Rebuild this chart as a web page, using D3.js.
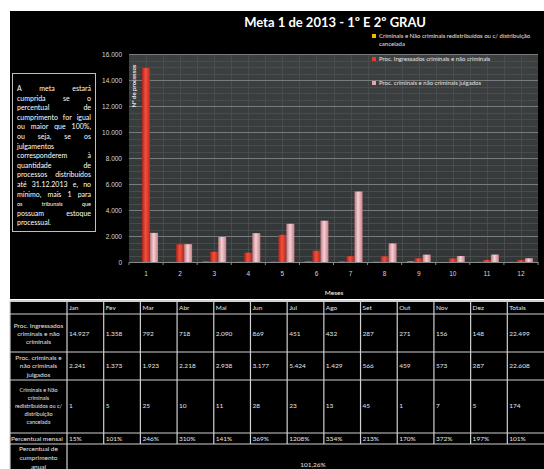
<!doctype html>
<html lang="pt">
<head>
<meta charset="utf-8">
<title>Meta 1 de 2013 - 1º E 2º GRAU</title>
<script src="https://d3js.org/d3.v7.min.js"></script>
<style>
  body { margin: 0; background: #fff; }
  svg { display: block; font-family: Lato, "Open Sans", sans-serif; }
</style>
</head>
<body>
<svg width="544" height="469"></svg>
<script>
var meses = [1, 2, 3, 4, 5, 6, 7, 8, 9, 10, 11, 12];
var mesesAbrev = ["Jan", "Fev", "Mar", "Abr", "Mai", "Jun", "Jul", "Ago", "Set", "Out", "Nov", "Dez"];
var ingressados = [14927, 1358, 792, 718, 2090, 869, 451, 432, 287, 271, 156, 148];
var julgados = [2241, 1373, 1923, 2218, 2938, 3177, 5424, 1429, 566, 459, 573, 287];
var redistribuidos = [1, 5, 25, 10, 11, 28, 23, 13, 45, 1, 7, 5];
var percentualMensal = ["15%", "101%", "246%", "310%", "141%", "369%", "1208%", "334%", "213%", "170%", "372%", "197%"];
var percentualTotal = "101%";
var percentualAnual = "101,26%";
var yTicks = [0, 2000, 4000, 6000, 8000, 10000, 12000, 14000, 16000];

var series = [
  { key: "redist", nome: "Criminais e Não criminais redistribuídos ou c/ distribuição", nome2: "cancelada", valores: redistribuidos, cor: "url(#gAmarelo)", marca: "#f2b705" },
  { key: "ingr", nome: "Proc. Ingressados criminais e não criminais", valores: ingressados, cor: "url(#gVermelho)", marca: "#e8392c" },
  { key: "julg", nome: "Proc. criminais e não criminais julgados", valores: julgados, cor: "url(#gRosa)", marca: "#eaa3aa" }
];

var br = d3.formatLocale({ decimal: ",", thousands: ".", grouping: [3], currency: ["", ""] });
var fmt = br.format(",d");

var svg = d3.select("svg");
var defs = svg.append("defs");

function grad(id, c1, c2, c3) {
  var g = defs.append("linearGradient").attr("id", id).attr("x1", "0").attr("x2", "1").attr("y1", "0").attr("y2", "0");
  g.append("stop").attr("offset", "0").attr("stop-color", c1);
  g.append("stop").attr("offset", "0.45").attr("stop-color", c2);
  g.append("stop").attr("offset", "1").attr("stop-color", c3);
}
grad("gVermelho", "#b0241a", "#f4503e", "#b8281c");
grad("gRosa", "#bd7a84", "#f7d0d4", "#c4818a");
grad("gAmarelo", "#c98c00", "#ffd24a", "#c98c00");

var bg = defs.append("linearGradient").attr("id", "gFundo").attr("x1", "0").attr("x2", "0").attr("y1", "0").attr("y2", "1");
bg.append("stop").attr("offset", "0").attr("stop-color", "#3d4041");
bg.append("stop").attr("offset", "1").attr("stop-color", "#333637");

// painel preto do grafico
svg.append("rect").attr("x", 10).attr("y", 11).attr("width", 534).attr("height", 288).attr("fill", "#000");

var pLeft = 129, pRight = 538, pTop = 54, pBottom = 262;
var x = d3.scaleBand().domain(meses).range([pLeft, pRight]);
var y = d3.scaleLinear().domain([0, 16000]).range([pBottom, pTop]);
var barW = 8;
var xs = d3.scaleBand().domain(series.map(function(s) { return s.key; })).range([-barW * 1.5, barW * 1.5]);

// area de plotagem
svg.append("rect").attr("x", pLeft).attr("y", pTop).attr("width", pRight - pLeft).attr("height", pBottom - pTop).attr("fill", "url(#gFundo)");

// grade menor
svg.append("g").selectAll("line")
  .data(d3.range(500, 16000, 500).filter(function(v) { return v % 2000 != 0; }))
  .enter().append("line")
  .attr("x1", pLeft).attr("x2", pRight)
  .attr("y1", function(d) { return Math.round(y(d)) + 0.5; }).attr("y2", function(d) { return Math.round(y(d)) + 0.5; })
  .attr("stroke", "#4d5152").attr("stroke-width", 0.8);

var vx = [];
meses.forEach(function(m) { vx.push(x(m)); vx.push(x(m) + x.bandwidth() / 2); });
svg.append("g").selectAll("line")
  .data(vx.slice(1))
  .enter().append("line")
  .attr("x1", function(d) { return Math.round(d) + 0.5; }).attr("x2", function(d) { return Math.round(d) + 0.5; })
  .attr("y1", pTop).attr("y2", pBottom)
  .attr("stroke", "#4d5152").attr("stroke-width", 0.8);

// grade maior
svg.append("g").selectAll("line")
  .data(yTicks.slice(1))
  .enter().append("line")
  .attr("x1", pLeft).attr("x2", pRight)
  .attr("y1", function(d) { return Math.round(y(d)) + 0.5; }).attr("y2", function(d) { return Math.round(y(d)) + 0.5; })
  .attr("stroke", "#777b7d").attr("stroke-width", 1);

// eixo y
var gy = svg.append("g")
  .attr("transform", "translate(" + pLeft + ",0)")
  .call(d3.axisLeft(y).tickValues(yTicks).tickFormat(fmt).tickSize(0).tickPadding(7));
gy.select(".domain").remove();
gy.selectAll("text").attr("fill", "#d9d9d9").style("font-size", "6.5px");

// eixo x
var gx = svg.append("g")
  .attr("transform", "translate(0," + pBottom + ")")
  .call(d3.axisBottom(x).tickSize(0).tickPadding(9));
gx.select(".domain").attr("stroke", "#8a8a8a");
gx.selectAll("text").attr("fill", "#d9d9d9").style("font-size", "6.5px");
svg.append("g").selectAll("line")
  .data(meses.map(function(m) { return x(m); }).concat([pRight]))
  .enter().append("line")
  .attr("x1", function(d) { return d; }).attr("x2", function(d) { return d; })
  .attr("y1", pBottom).attr("y2", pBottom + 3)
  .attr("stroke", "#8a8a8a");

// barras
series.forEach(function(s) {
  svg.append("g").selectAll("rect")
    .data(s.valores)
    .enter().append("rect")
    .attr("x", function(d, i) { return x(meses[i]) + x.bandwidth() / 2 + xs(s.key); })
    .attr("y", function(d) { return y(d); })
    .attr("width", xs.bandwidth())
    .attr("height", function(d) { return pBottom - y(d); })
    .attr("fill", s.cor);
});

// titulos
svg.append("text").attr("x", 335).attr("y", 27).attr("text-anchor", "middle")
  .attr("fill", "#fff").style("font-size", "13px").style("font-weight", "bold")
  .text("Meta 1 de 2013 - 1º E 2º GRAU");
svg.append("text").attr("x", 334).attr("y", 295).attr("text-anchor", "middle")
  .attr("fill", "#fff").style("font-size", "6.5px")
  .text("Meses");
svg.append("text")
  .attr("transform", "translate(136," + 86 + ") rotate(-90)")
  .attr("text-anchor", "middle")
  .attr("fill", "#e6e6e6").style("font-size", "6px").style("font-weight", "bold")
  .text("Nº de processos");

// legenda
var legY = [38, 61, 85];
series.forEach(function(s, i) {
  svg.append("rect").attr("x", 372).attr("y", legY[i] - 4).attr("width", 4).attr("height", 4).attr("fill", s.marca);
  svg.append("text").attr("x", 379).attr("y", legY[i]).attr("fill", "#e6e6e6").style("font-size", "6px").text(s.nome);
  if (s.nome2) svg.append("text").attr("x", 379).attr("y", legY[i] + 8).attr("fill", "#e6e6e6").style("font-size", "6px").text(s.nome2);
});

// caixa de texto explicativa
var caixa = [
  "A meta estará", "cumprida se o", "percentual de", "cumprimento for igual",
  "ou maior que 100%,", "ou seja, se os", "julgamentos", "corresponderem à",
  "quantidade de", "processos distribuídos", "até 31.12.2013 e, no", "mínimo, mais 1 para",
  "os tribunais que", "possuam estoque", "processual."
];
svg.append("rect").attr("x", 12.5).attr("y", 73.5).attr("width", 83).attr("height", 158)
  .attr("fill", "#000").attr("stroke", "#bfbfbf").attr("stroke-width", 1);
var bx0 = 17, bx1 = 91;
caixa.forEach(function(linha, i) {
  var ly = 91 + i * 9.6;
  var size = (i == 12) ? 5.5 : 7;
  var words = linha.split(" ");
  var g = svg.append("g");
  var nodes = words.map(function(w) {
    return g.append("text").attr("y", ly).attr("fill", "#fff").style("font-size", size + "px").text(w);
  });
  var widths = nodes.map(function(n) { return n.node().getComputedTextLength(); });
  if (words.length == 1 || i == caixa.length - 1) {
    var px = bx0;
    nodes.forEach(function(n, k) { n.attr("x", px); px += widths[k] + 2; });
  } else {
    var gap = (bx1 - bx0 - d3.sum(widths)) / (words.length - 1);
    var px2 = bx0;
    nodes.forEach(function(n, k) { n.attr("x", px2); px2 += widths[k] + gap; });
  }
});

// tabela
var colEdges = [10, 67];
var cw = (544 - 67) / 13;
for (var c = 1; c <= 13; c++) colEdges.push(67 + c * cw);
var rowEdges = [301, 314, 352, 380, 433, 444];

svg.append("rect").attr("x", 10).attr("y", 301).attr("width", 534).attr("height", 180).attr("fill", "#000");

var linhas = [
  { rotulo: ["Proc. Ingressados", "criminais e não", "criminais"], ry: [326, 334, 342], vy: 334, size: 6.5,
    valores: ingressados.map(fmt).concat([fmt(d3.sum(ingressados))]) },
  { rotulo: ["Proc. criminais e", "não criminais", "julgados"], ry: [358, 366, 375], vy: 366, size: 6.5,
    valores: julgados.map(fmt).concat([fmt(d3.sum(julgados))]) },
  { rotulo: ["Criminais e Não", "criminais", "redistribuídos ou c/", "distribuição", "cancelada"], ry: [390, 398, 406, 414, 422], vy: 406, size: 5.5,
    valores: redistribuidos.map(fmt).concat([fmt(d3.sum(redistribuidos))]) },
  { rotulo: ["Percentual mensal"], ry: [439], vy: 439, size: 6.5, esquerda: true,
    valores: percentualMensal.concat([percentualTotal]) }
];

var tcor = "#e6e6e6";
// cabecalho
mesesAbrev.concat(["Totais"]).forEach(function(h, i) {
  svg.append("text").attr("x", colEdges[i + 1] + 2).attr("y", 310).attr("fill", tcor).style("font-size", "6.5px").text(h);
});

linhas.forEach(function(l) {
  l.rotulo.forEach(function(t, k) {
    svg.append("text")
      .attr("x", l.esquerda ? 11 : (colEdges[0] + colEdges[1]) / 2)
      .attr("y", l.ry[k] + 2)
      .attr("text-anchor", l.esquerda ? "start" : "middle")
      .attr("fill", tcor).style("font-size", l.size + "px").text(t);
  });
  l.valores.forEach(function(v, i) {
    svg.append("text").attr("x", colEdges[i + 1] + 2).attr("y", l.vy + 2.3)
      .attr("fill", tcor).style("font-size", "6.5px").text(v);
  });
});

// ultima linha
["Percentual de", "cumprimento", "anual"].forEach(function(t, k) {
  svg.append("text").attr("x", (colEdges[0] + colEdges[1]) / 2).attr("y", 451 + k * 9)
    .attr("text-anchor", "middle").attr("fill", tcor).style("font-size", "6.5px").text(t);
});
svg.append("text").attr("x", 313).attr("y", 467).attr("text-anchor", "middle")
  .attr("fill", tcor).style("font-size", "6.5px").text(percentualAnual);

// linhas da tabela
var grade = svg.append("g").attr("stroke", "#d0d0d0").attr("stroke-width", 1.2).attr("fill", "none");
rowEdges.forEach(function(ry, k) {
  grade.append("line").attr("x1", 10).attr("x2", 544).attr("y1", ry).attr("y2", ry)
    .attr("stroke-width", k == 0 ? 2 : 1.2);
});
grade.append("line").attr("x1", 10).attr("x2", 10).attr("y1", 301).attr("y2", 480);
grade.append("line").attr("x1", 67).attr("x2", 67).attr("y1", 301).attr("y2", 480);
colEdges.slice(2, 14).forEach(function(cx) {
  grade.append("line").attr("x1", cx).attr("x2", cx).attr("y1", 301).attr("y2", 444);
});
</script>
</body>
</html>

# # # # # # #

[AIM OF THE TASK]:
Reproduce only the lines from the beginning of the data through the line that contains "12000, 14000, 16000];", both included, and please drop the pictures.

[RESULT FOR THIS EXERCISE]:
Rebuild this chart as a web page, using D3.js.
<!doctype html>
<html lang="pt">
<head>
<meta charset="utf-8">
<title>Meta 1 de 2013 - 1º E 2º GRAU</title>
<script src="https://d3js.org/d3.v7.min.js"></script>
<style>
  body { margin: 0; background: #fff; }
  svg { display: block; font-family: Lato, "Open Sans", sans-serif; }
</style>
</head>
<body>
<svg width="544" height="469"></svg>
<script>
var meses = [1, 2, 3, 4, 5, 6, 7, 8, 9, 10, 11, 12];
var mesesAbrev = ["Jan", "Fev", "Mar", "Abr", "Mai", "Jun", "Jul", "Ago", "Set", "Out", "Nov", "Dez"];
var ingressados = [14927, 1358, 792, 718, 2090, 869, 451, 432, 287, 271, 156, 148];
var julgados = [2241, 1373, 1923, 2218, 2938, 3177, 5424, 1429, 566, 459, 573, 287];
var redistribuidos = [1, 5, 25, 10, 11, 28, 23, 13, 45, 1, 7, 5];
var percentualMensal = ["15%", "101%", "246%", "310%", "141%", "369%", "1208%", "334%", "213%", "170%", "372%", "197%"];
var percentualTotal = "101%";
var percentualAnual = "101,26%";
var yTicks = [0, 2000, 4000, 6000, 8000, 10000, 12000, 14000, 16000];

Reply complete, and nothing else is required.